Sealing Entry Points for Prevention
Physical exclusion is the most effective method for keeping Asian Lady Beetles out of a structure. These insects can exploit gaps as small as an eighth of an inch, requiring a thorough inspection of the building exterior before cool weather arrives. This work should be performed in the late spring or summer, well before the beetles aggregate on sunny walls in the fall.
High-quality silicone caulk should be used to seal all cracks and small holes around window frames, door frames, and where utilities penetrate the exterior walls. This includes sealing around pipes, wires, and vents that allow access to wall voids and the attic space. Damaged window and door screens must be repaired or replaced, and tight-fitting door sweeps should be installed on all exterior doors to eliminate gaps at the threshold.
Attention should also be given to the foundation and siding, as cracks or gaps provide hidden entry points. Larger openings, such as those around utility lines or in the foundation, can be plugged using materials like urethane foam or copper mesh. Sealing these breaches creates a physical barrier that prevents the beetles from entering the structure to overwinter.
Natural Scent Barriers and Deterrents
Strong, natural scents act as localized deterrents by disrupting the chemical signals beetles use to locate overwintering sites.
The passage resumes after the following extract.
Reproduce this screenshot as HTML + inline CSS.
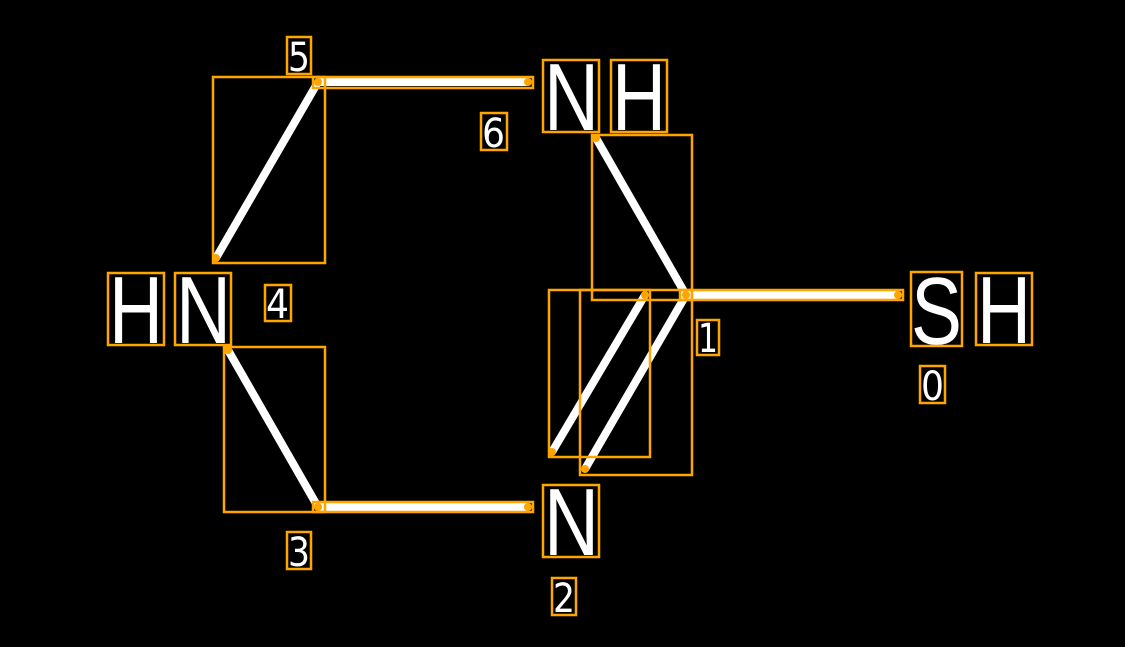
<!DOCTYPE html>
<html><head><meta charset="utf-8"><style>html,body{margin:0;padding:0;background:#000}svg{display:block}</style></head>
<body>
<svg width="1125" height="647" viewBox="0 0 1125 647" xmlns="http://www.w3.org/2000/svg">
<rect width="1125" height="647" fill="#000"/>
<g stroke="#fff" stroke-width="8" stroke-linecap="butt">
<line x1="318" y1="82" x2="528" y2="82"/>
<line x1="216" y1="258" x2="318" y2="82"/>
<line x1="228" y1="350" x2="318" y2="507"/>
<line x1="318" y1="507" x2="528" y2="507"/>
<line x1="596" y1="138" x2="686" y2="295"/>
<line x1="552" y1="452" x2="645" y2="295"/>
<line x1="585" y1="469" x2="686" y2="295"/>
<line x1="686" y1="295" x2="898" y2="295"/>
</g>
<g fill="#fff" font-family="Liberation Sans, DejaVu Sans, sans-serif">
<g font-size="96">
<text x="544" y="130" textLength="55" lengthAdjust="spacingAndGlyphs">N</text>
<text x="612" y="130" textLength="54" lengthAdjust="spacingAndGlyphs">H</text>
<text x="109" y="343" textLength="54" lengthAdjust="spacingAndGlyphs">H</text>
<text x="176" y="343" textLength="55" lengthAdjust="spacingAndGlyphs">N</text>
<text x="911" y="344" textLength="51" lengthAdjust="spacingAndGlyphs">S</text>
<text x="977" y="343" textLength="54" lengthAdjust="spacingAndGlyphs">H</text>
<text x="544" y="555" textLength="55" lengthAdjust="spacingAndGlyphs">N</text>
</g>
<g font-size="40" font-family="DejaVu Sans, sans-serif">
<text x="288" y="71" textLength="22" lengthAdjust="spacingAndGlyphs">5</text>
<text x="482" y="147" textLength="23" lengthAdjust="spacingAndGlyphs">6</text>
<text x="266" y="318" textLength="23" lengthAdjust="spacingAndGlyphs">4</text>
<text x="698" y="352" textLength="20" lengthAdjust="spacingAndGlyphs">1</text>
<text x="921" y="400" textLength="23" lengthAdjust="spacingAndGlyphs">0</text>
<text x="288" y="566" textLength="22" lengthAdjust="spacingAndGlyphs">3</text>
<text x="553" y="612" textLength="22" lengthAdjust="spacingAndGlyphs">2</text>
</g>
</g>
<g fill="none" stroke="#FFA500" stroke-width="2.5">
<rect x="313" y="77" width="220" height="11"/>
<rect x="213" y="77" width="112" height="186"/>
<rect x="224" y="347" width="101" height="165"/>
<rect x="313" y="502" width="220" height="10"/>
<rect x="592" y="135" width="100" height="165"/>
<rect x="549" y="290" width="101" height="167"/>
<rect x="580" y="290" width="112" height="185"/>
<rect x="680" y="290" width="223" height="10"/>
<rect x="543" y="60" width="56" height="72"/>
<rect x="611" y="60" width="56" height="72"/>
<rect x="108" y="273" width="56" height="72"/>
<rect x="175" y="273" width="56" height="72"/>
<rect x="911" y="272" width="51" height="74"/>
<rect x="976" y="273" width="56" height="72"/>
<rect x="543" y="485" width="56" height="72"/>
<rect x="287" y="37" width="24" height="37"/>
<rect x="481" y="113" width="26" height="37"/>
<rect x="265" y="285" width="26" height="36"/>
<rect x="697" y="320" width="22" height="35"/>
<rect x="920" y="366" width="25" height="37"/>
<rect x="287" y="532" width="24" height="37"/>
<rect x="552" y="578" width="24" height="37"/>
</g>
<g fill="#FFA500">
<circle cx="318" cy="82" r="4"/><circle cx="528" cy="82" r="4"/>
<circle cx="216" cy="258" r="4"/><circle cx="228" cy="350" r="4"/>
<circle cx="318" cy="507" r="4"/><circle cx="528" cy="507" r="4"/>
<circle cx="596" cy="138" r="4"/><circle cx="686" cy="295" r="4"/>
<circle cx="552" cy="452" r="4"/><circle cx="645" cy="295" r="4"/>
<circle cx="585" cy="469" r="4"/><circle cx="898" cy="295" r="4"/>
</g>
</svg>
</body></html>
Asian Lady Beetles release pheromones to attract others, but they are repelled by specific essential oils. Oils such as peppermint, clove, citronella, and citrus are effective for creating a localized barrier.
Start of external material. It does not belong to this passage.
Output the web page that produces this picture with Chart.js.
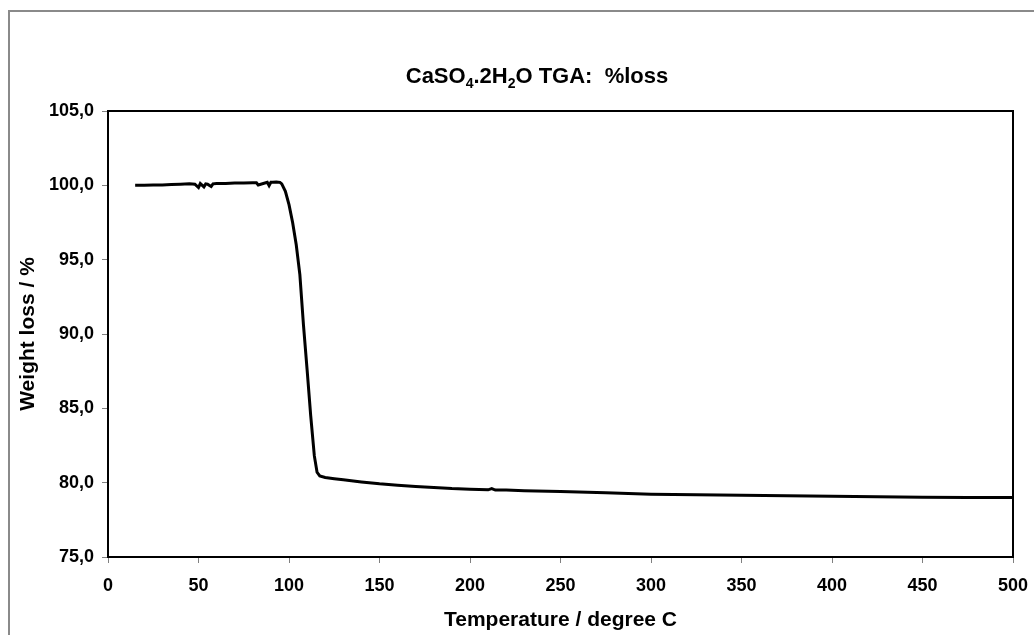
<!DOCTYPE html>
<html>
<head>
<meta charset="utf-8">
<script src="https://cdn.jsdelivr.net/npm/chart.js@4"></script>
<style>
  html, body { margin: 0; padding: 0; background: #fff; overflow: hidden; }
  #frame {
    position: absolute; left: 8px; top: 10px; width: 1100px; height: 700px;
    border-left: 2px solid #8a8a8a; border-top: 2px solid #8a8a8a;
  }
  #wrap { position: absolute; left: 0; top: 0; width: 1034px; height: 635px; }
</style>
</head>
<body>
<div id="frame"></div>
<div id="wrap"><canvas id="myChart"></canvas></div>
<script>
// TGA curve
const temperature = [
  15, 20, 25, 30, 35, 40, 45, 48, 50, 51, 53, 54, 55, 57, 58, 60, 65, 70, 75, 80,
  82, 83, 88, 89, 90, 91, 93, 95, 96, 98, 100, 102, 104, 106, 108, 110, 112, 114,
  115.5, 117, 120, 125, 130, 140, 150, 160, 170, 180, 190, 200, 210, 212, 214, 220,
  230, 250, 275, 300, 325, 350, 375, 400, 425, 450, 475, 500
];
const weight = [
  100.00, 100.00, 100.02, 100.03, 100.05, 100.07, 100.10, 100.08, 99.85, 100.12, 99.90, 100.10, 100.08, 99.92, 100.10, 100.12, 100.12, 100.15, 100.15, 100.17,
  100.17, 100.02, 100.20, 99.98, 100.20, 100.20, 100.22, 100.20, 100.10, 99.60, 98.70, 97.50, 96.00, 94.00, 90.60, 87.60, 84.50, 81.80,
  80.70, 80.45, 80.35, 80.27, 80.20, 80.05, 79.92, 79.83, 79.75, 79.68, 79.60, 79.55, 79.52, 79.60, 79.50, 79.50,
  79.46, 79.40, 79.32, 79.22, 79.18, 79.15, 79.12, 79.08, 79.05, 79.02, 79.00, 79.00
];
const xTicks = [0, 50, 100, 150, 200, 250, 300, 350, 400, 450, 500];
const yTicks = [75, 80, 85, 90, 95, 100, 105];
const titleParts = [
  ['CaSO', false], ['4', true], ['.2H', false], ['2', true], ['O TGA:  %loss', false]
];

const fontFamily = '"Liberation Sans", Arial, sans-serif';

// title with subscripts and the black frame round the plot area
const extras = {
  id: 'extras',
  afterDraw(chart) {
    const ctx = chart.ctx;
    const a = chart.chartArea;
    ctx.save();
    ctx.strokeStyle = '#000';
    ctx.lineWidth = 2;
    ctx.strokeRect(a.left, a.top, a.right - a.left, a.bottom - a.top);

    const big = 'bold 22px ' + fontFamily;
    const small = 'bold 14px ' + fontFamily;
    let total = 0;
    titleParts.forEach(p => {
      ctx.font = p[1] ? small : big;
      total += ctx.measureText(p[0]).width;
    });
    let x = 537 - total / 2;
    const base = 83;
    ctx.fillStyle = '#000';
    ctx.textBaseline = 'alphabetic';
    ctx.textAlign = 'left';
    titleParts.forEach(p => {
      ctx.font = p[1] ? small : big;
      ctx.fillText(p[0], x, p[1] ? base + 5 : base);
      x += ctx.measureText(p[0]).width;
    });
    ctx.restore();
  }
};

const points = temperature.map((t, i) => ({ x: t, y: weight[i] }));

new Chart(document.getElementById('myChart'), {
  type: 'line',
  data: {
    datasets: [{
      data: points,
      borderColor: '#000',
      borderWidth: 3,
      pointRadius: 0,
      tension: 0,
      fill: false
    }]
  },
  options: {
    responsive: true,
    maintainAspectRatio: false,
    animation: false,
    layout: { padding: { top: 111, right: 21, left: 0, bottom: 0 } },
    plugins: {
      legend: { display: false },
      tooltip: { enabled: false }
    },
    scales: {
      x: {
        type: 'linear',
        min: 0,
        max: 500,
        afterFit(scale) {
          scale.height = 78;
          scale.paddingLeft = 0;
          scale.paddingRight = 0;
        },
        afterBuildTicks(scale) { scale.ticks = xTicks.map(v => ({ value: v })); },
        border: { display: false },
        grid: { drawOnChartArea: false, drawTicks: true, tickLength: 6, color: '#808080' },
        ticks: {
          color: '#000',
          padding: 12,
          maxRotation: 0,
          font: { family: fontFamily, size: 18, weight: 'bold' }
        },
        title: {
          display: true,
          text: 'Temperature / degree C',
          color: '#000',
          padding: { top: 0, bottom: 2 },
          font: { family: fontFamily, size: 21, weight: 'bold' }
        }
      },
      y: {
        min: 75,
        max: 105,
        afterFit(scale) {
          scale.width = 108;
          scale.paddingTop = 0;
          scale.paddingBottom = 0;
        },
        afterBuildTicks(scale) { scale.ticks = yTicks.map(v => ({ value: v })); },
        border: { display: false },
        grid: { drawOnChartArea: false, drawTicks: true, tickLength: 6, color: '#808080' },
        ticks: {
          color: '#000',
          padding: 8,
          font: { family: fontFamily, size: 18, weight: 'bold' },
          callback: v => v.toFixed(1).replace('.', ',')
        },
        title: {
          display: true,
          text: 'Weight loss / %',
          color: '#000',
          padding: { top: 16, bottom: 0 },
          font: { family: fontFamily, size: 21, weight: 'bold' }
        }
      }
    }
  },
  plugins: [extras]
});
</script>
</body>
</html>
These oils are typically diluted with water and sprayed directly onto surfaces like windowsills, door frames, and other areas where beetles have been seen congregating. For a more sustained release, a few drops of the concentrated oil can be applied to cotton balls and placed strategically near known entry points. This application should be repeated regularly, as the volatile compounds evaporate over time.
Another non-chemical barrier is food-grade diatomaceous earth (DE), a fine powder made from the fossilized remains of diatoms. This substance works mechanically, damaging the beetle’s outer waxy layer, causing dehydration and death. A thin layer of DE can be lightly dusted around the interior perimeter of windows and doors to create a desiccant barrier against crawling insects.
Professional and Targeted Chemical Applications
When physical exclusion is impractical or insufficient, a targeted application of residual insecticides to the building exterior can create a chemical barrier. These treatments typically use synthetic pyrethroids, such as bifenthrin, deltamethrin, or lambda-cyhalothrin, which are known for their repellent and long-lasting residual activity. The insecticide is applied to areas where beetles are known to aggregate before entry.
Aggregation points include eaves, window frames, door casings, attic vents, and sun-exposed exterior walls. The timing of this application is essential for effectiveness, as it must be applied before the beetles begin their overwintering migration. This generally occurs in the late summer or early fall, typically from late September to early October, depending on the local climate.
The goal of this perimeter treatment is to kill or repel the beetles as they land on the structure, preventing large aggregations. Homeowners must strictly follow all label instructions, especially concerning application rates and safety precautions to protect people, pets, and the environment. Once the beetles have already entered the wall voids, these exterior treatments become largely ineffective.